Hello, I recently bought an old snapper rear engine rider. But I can't figure out the model number so I can buy parts. Hopefully someone can help me figure out the year and model number. There are no stickers or labels anywhere on it(exept the engine). The blad e measures 30 " and the deck is 33"  Here are some pictures. Thanks

----------------------------------------









----------------------------------------









----------------------------------------









----------------------------------------


----------



## geogrubb (Jul 28, 2006)

It's old, looks like the engine has been replaced, the id tag should be on the frame under the seat on the left side, it may have been painted over. Have a good one. Geo
PS: I noticed you have the dogs trying to sniff out the model numbers. lol


----------



## geogrubb (Jul 28, 2006)

After a little research;
Go to Snapper.com, select the Manuals tab, enter 25* for model number, scroll down, the series 3 25083s IPL looks like it will cover your mower, maybe not the engine. Have a good one. Geo


----------



## compfast (Aug 10, 2009)

That's looks exactly like it exept for the gas tank :hat: .Thank you geo. I've been searching for days. :thumbsup:

You found what my dogs couldn't. lol


----------



## 30yearTech (Sep 14, 2006)

Might want to try geo's suggestion with 30* instead of 25* since you know you have a 30 inch mower. Not much difference between the two, unless of course you want the part number for the rear tires or blade...

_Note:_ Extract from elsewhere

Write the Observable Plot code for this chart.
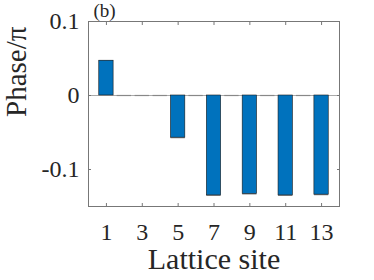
<!DOCTYPE html>
<html>
<head>
<meta charset="utf-8">
<script src="https://cdn.jsdelivr.net/npm/d3@7"></script>
<script src="https://cdn.jsdelivr.net/npm/@observablehq/plot@0.6"></script>
<style>
  html, body { margin: 0; padding: 0; background: #fff; }
</style>
</head>
<body>
<div id="chart"></div>
<script>
const sites = [1, 2, 3, 4, 5, 6, 7, 8, 9, 10, 11, 12, 13];
const phases = [0.047, 0, 0, 0, -0.057, 0, -0.135, 0, -0.133, 0, -0.135, 0, -0.134];
const xTicks = [1, 3, 5, 7, 9, 11, 13];
const yTicks = [-0.1, 0, 0.1];
const yTickLabels = ["-0.1", "0", "0.1"];
const xLabel = ["Lattice site"];
const yLabel = ["Phase/π"];
const panelLabel = ["(b)"];

const data = sites.map((s, i) => ({site: s, phase: phases[i]}));
const barHalf = 0.4;

const font = "'Liberation Serif', 'DejaVu Serif', serif";
const axisColor = "#777";
const textColor = "#262626";

const chart = Plot.plot({
  width: 374,
  height: 280,
  marginLeft: 88,
  marginRight: 35,
  marginTop: 21,
  marginBottom: 74,
  style: {fontFamily: font, background: "#fff", color: textColor, overflow: "visible"},
  x: {domain: [0, 14]},
  y: {domain: [-0.15, 0.1]},
  marks: [
    // zero baseline
    Plot.ruleY([0], {stroke: "#aaa", strokeWidth: 1.2}),
    // zero-height bar edges
    Plot.ruleY(data, {y: "phase", x1: d => d.site - barHalf, x2: d => d.site + barHalf, stroke: "#888", strokeWidth: 1.2}),
    // bars
    Plot.rect(data.filter(d => d.phase !== 0), {
      x1: d => d.site - barHalf,
      x2: d => d.site + barHalf,
      y1: 0,
      y2: "phase",
      fill: "#0072BD",
      stroke: "#1a1a1a",
      strokeWidth: 0.6
    }),
    Plot.frame({stroke: axisColor, strokeWidth: 1}),
    // inward ticks
    Plot.axisX({anchor: "bottom", ticks: xTicks, tickSize: -3, stroke: axisColor, text: null, label: null}),
    Plot.axisX({anchor: "top", ticks: xTicks, tickSize: -3, stroke: axisColor, text: null, label: null}),
    Plot.axisY({anchor: "left", ticks: yTicks, tickSize: -3, stroke: axisColor, text: null, label: null}),
    Plot.axisY({anchor: "right", ticks: yTicks, tickSize: -3, stroke: axisColor, text: null, label: null}),
    // tick labels
    Plot.axisX({
      anchor: "bottom", ticks: xTicks, tickSize: 0, tickPadding: 16,
      fontSize: 24, fill: textColor, label: null
    }),
    Plot.axisY({
      anchor: "left", ticks: yTicks, tickSize: 0, tickPadding: 9,
      tickFormat: d => yTickLabels[yTicks.indexOf(d)] ?? "",
      fontSize: 24, fill: textColor, label: null
    }),
    // axis titles
    Plot.text(xLabel, {
      frameAnchor: "bottom", dy: 53, lineAnchor: "middle",
      fontSize: 30, fill: textColor
    }),
    Plot.text(yLabel, {
      frameAnchor: "left", dx: -72, dy: 3, rotate: -90, lineAnchor: "middle",
      fontSize: 29, fill: textColor
    }),
    Plot.text(panelLabel, {
      frameAnchor: "top-left", dx: 5, dy: -18, textAnchor: "start", lineAnchor: "top",
      fontSize: 19, fill: textColor
    })
  ]
});

document.getElementById("chart").appendChild(chart);
</script>
</body>
</html>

25083 denotes a 25" deck with an 8hp engine and a series 3


----------



## compfast (Aug 10, 2009)

Thanks guys, you've been alot of help.


----------



## geogrubb (Jul 28, 2006)

30* doesn't seem to pick up the manual for series 1,2,3, I tried that first, where 25* picks up blade lengths to 33 in. Have a good one. Geo


----------



## 30yearTech (Sep 14, 2006)

geogrubb said:


> 30* doesn't seem to pick up the manual for series 1,2,3, I tried that first, where 25* picks up blade lengths to 33 in. Have a good one. Geo


Ok, now I see what you mean... I was only going after the series 3 not 1 or 2 and I was not looking beyond the manuals for the 25...


----------



## dj722000 (Oct 29, 2008)

OH these things are mean little devils. I had a friend that had one, the friction drive was wore pretty good so I adjusted it a bit, that thing would pop wheelies like you wouldnt believe. He put some ape hangers on it with a throttle like a motorcycle. Oh the memories of these. Had to lean over the front so it would steer. LOL There fun little machines.


----------



## geogrubb (Jul 28, 2006)

They are pretty amazing little machines, if they just had more blade speed. The Snapper manual says the clutch is properly adjusted when it "won't" do a wheelie in 5th gear from start (lol). How that little spinning doughnut can do what it does is amazing. Have a good one. Geo


----------



## compfast (Aug 10, 2009)

Yea, I can't wait to get this one going. It came with a 8hp engine (I think) and now has a 12hp industrial/commercial Synchro-Balanced engine, so it should have some power.


----------



## dj722000 (Oct 29, 2008)

LOL I kinda figured that, unfortunately he seen what it was doing and he liked it. So it stayed that way for a long time. A few summers later, the old engine started to give up, wisconsin robin I think is what was on it. The intake seat started popping out so I put it back in and peened it there. Still running.


----------



## buy*david (Nov 7, 2011)

*snapper*

I have the same model Snapper with a 8 horse Briggs. I found a wire coming out from under the flywheel that produces 30 VAC. I figured it was to charge the battery but if I connect it directly to the battery wont it drain the battery with engine off? I think I'm missing a regulator. Any help would be appreciated.


----------